We'll draw the bounding boxes and labels on the image using matplotlib.

In [None]:
def plot_detections(image, results, threshold=0.7):
    fig, ax = plt.subplots(1, figsize=(12, 8))
    ax.imshow(image)
    ax.axis('off')

    for score, label, box in zip(results["scores"], results["labels"], results["boxes"]):
        if score < threshold:
            continue
        x1, y1, x2, y2 = box.tolist()
        rect = patches.Rectangle((x1, y1), x2 - x1, y2 - y1,
                                 linewidth=2, edgecolor='lime', facecolor='none')
        ax.add_patch(rect)
        caption = f"{model.config.id2label[label.item()]}: {score:.2f}"
        ax.text(x1, y1, caption, fontsize=10, color='white',
                bbox=dict(facecolor='green', alpha=0.5))

    plt.tight_layout()
    plt.show()

plot_detections(image, results, threshold=0.7)

## 6. How DETR Works – A Quick Recap

DETR consists of four main parts:

1. **CNN Backbone** (e.g., ResNet‑50) – extracts a feature map from the image.
2. **Transformer Encoder** – the feature map is flattened, positional encodings are added, and a standard transformer encoder processes the sequence, allowing global context to be captured.
3. **Transformer Decoder** – a fixed set of **object queries** (learned embeddings) interact with the encoder output via cross‑attention.

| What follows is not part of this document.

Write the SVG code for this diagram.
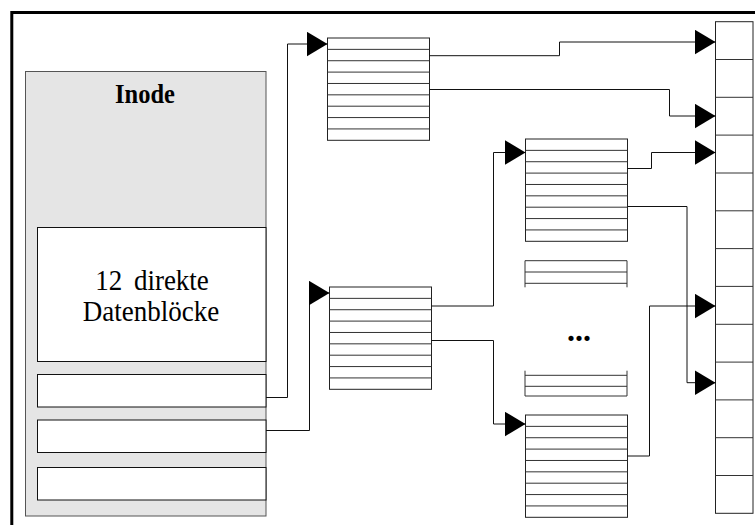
<svg xmlns="http://www.w3.org/2000/svg" xmlns:xlink="http://www.w3.org/1999/xlink" width="755" height="525" viewBox="0 0 755 525">
  <style>
    .frame { fill: none; stroke: #000; stroke-width: 3; }
    .inode { fill: #e5e5e5; stroke: #555; stroke-width: 1; }
    .box { fill: #fff; stroke: #111; stroke-width: 1; }
    .tbl { fill: #fff; stroke: #222; stroke-width: 1; }
    .row { stroke: #333; stroke-width: 1; }
    .edge { fill: none; stroke: #111; stroke-width: 1; }
    .title { font-family: "Liberation Serif", "Times New Roman", serif; font-weight: bold; font-size: 24.5px; fill: #000; }
    .label { font-family: "Liberation Serif", "Times New Roman", serif; font-size: 27px; fill: #000; }
    .dots { font-family: "Liberation Serif", "Times New Roman", serif; font-weight: bold; font-size: 32px; fill: #000; }
  </style>
  <defs>
    <!-- pointer table: 9 entries -->
    <g id="tbl">
      <rect class="tbl" x="0" y="0" width="102" height="102.3"/>
      <path class="row" d="M0,11.37H102M0,22.73H102M0,34.1H102M0,45.47H102M0,56.83H102M0,68.2H102M0,79.57H102M0,90.93H102"/>
    </g>
    <marker id="arr" markerUnits="userSpaceOnUse" viewBox="0 0 21 25" refX="21" refY="12.5" markerWidth="21" markerHeight="25" orient="auto">
      <path d="M0,0L21,12.5L0,25Z" fill="#000"/>
    </marker>
  </defs>

  <rect width="755" height="525" fill="#fff"/>
  <!-- outer frame (continues past the right and bottom edges) -->
  <rect class="frame" x="11.8" y="12.5" width="800" height="600"/>

  <!-- inode -->
  <g id="inode">
    <rect class="inode" x="25.5" y="71.5" width="240.5" height="444.5"/>
    <text class="title" text-anchor="middle" transform="translate(145,103) scale(1,1.1)">Inode</text>
    <rect class="box" x="37.5" y="227.5" width="228.5" height="134"/>
    <text class="label" text-anchor="middle" word-spacing="5" transform="translate(152,290) scale(1,1.1)">12 direkte</text>
    <text class="label" text-anchor="middle" transform="translate(151,321) scale(1,1.1)">Datenblöcke</text>
    <rect class="box" x="37.5" y="374.5" width="228.5" height="32.5"/>
    <rect class="box" x="37.5" y="420" width="228.5" height="32.5"/>
    <rect class="box" x="37.5" y="467.5" width="228.5" height="32.5"/>
  </g>

  <!-- indirect pointer tables -->
  <g id="single-indirect"><use xlink:href="#tbl" x="327.5" y="38"/></g>
  <g id="double-indirect"><use xlink:href="#tbl" x="329.5" y="287"/></g>
  <g id="second-level-top"><use xlink:href="#tbl" x="525.5" y="139"/></g>
  <g id="second-level-bottom"><use xlink:href="#tbl" x="525.5" y="415"/></g>

  <!-- elided second-level tables -->
  <g id="elided">
    <path class="row" d="M525,260.7H627M525,272H627M525,283.3H627M525,375.3H627M525,386.3H627M525,396H627"/>
    <path class="row" stroke="#555" d="M525,260.7V287.3M627,260.7V287.3M525,370.7V396M627,370.7V396"/>
    <text class="dots" text-anchor="middle" x="579" y="341">...</text>
  </g>

  <!-- data blocks -->
  <g id="data-blocks">
    <rect class="tbl" x="715.5" y="21.7" width="37.5" height="491.6"/>
    <path class="row" d="M715.5,59.5H753M715.5,97.3H753M715.5,135.1H753M715.5,173H753M715.5,210.8H753M715.5,248.6H753M715.5,286.4H753M715.5,324.3H753M715.5,362.1H753M715.5,399.9H753M715.5,437.7H753M715.5,475.5H753"/>
  </g>

  <!-- connectors -->
  <g id="connectors">
    <path class="edge" marker-end="url(#arr)" d="M266,397.5H287.5V44H327.5"/>
    <path class="edge" marker-end="url(#arr)" d="M266,430.5H309.5V293H329.5"/>
    <path class="edge" marker-end="url(#arr)" d="M429.5,55.7H559.5V42H715.5"/>
    <path class="edge" marker-end="url(#arr)" d="M429.5,89.5H669.5V116H715.5"/>
    <path class="edge" marker-end="url(#arr)" d="M431.5,306H493.5V152.5H525.5"/>
    <path class="edge" marker-end="url(#arr)" d="M431.5,340.5H493.5V424H525.5"/>
    <path class="edge" marker-end="url(#arr)" d="M627.5,168.5H651.5V152.5H715.5"/>
    <path class="edge" marker-end="url(#arr)" d="M627.5,206.5H687V382.7H715.5"/>
    <path class="edge" marker-end="url(#arr)" d="M627.5,456H649.5V306H715.5"/>
  </g>
</svg>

The decoder outputs a representation for each query.
4. **Prediction Heads** – two small feed‑forward networks per query: one for class probabilities (including a special “no object” class) and one for bounding box coordinates `(x, y, w, h)`.

**Training** uses the Hungarian algorithm to match predictions to ground truth and a composite loss (classification + L1 box + GIoU). **Inference** simply takes the predictions with confidence above a threshold – no anchor boxes or NMS required.

## 7. Next Steps

- Try the model on your own images (replace the URL with a local path).
- Fine‑tune the model on a custom dataset.
- Explore the source code of DETR in the HuggingFace library.
- Implement the Hungarian matching and loss yourself for deeper understanding.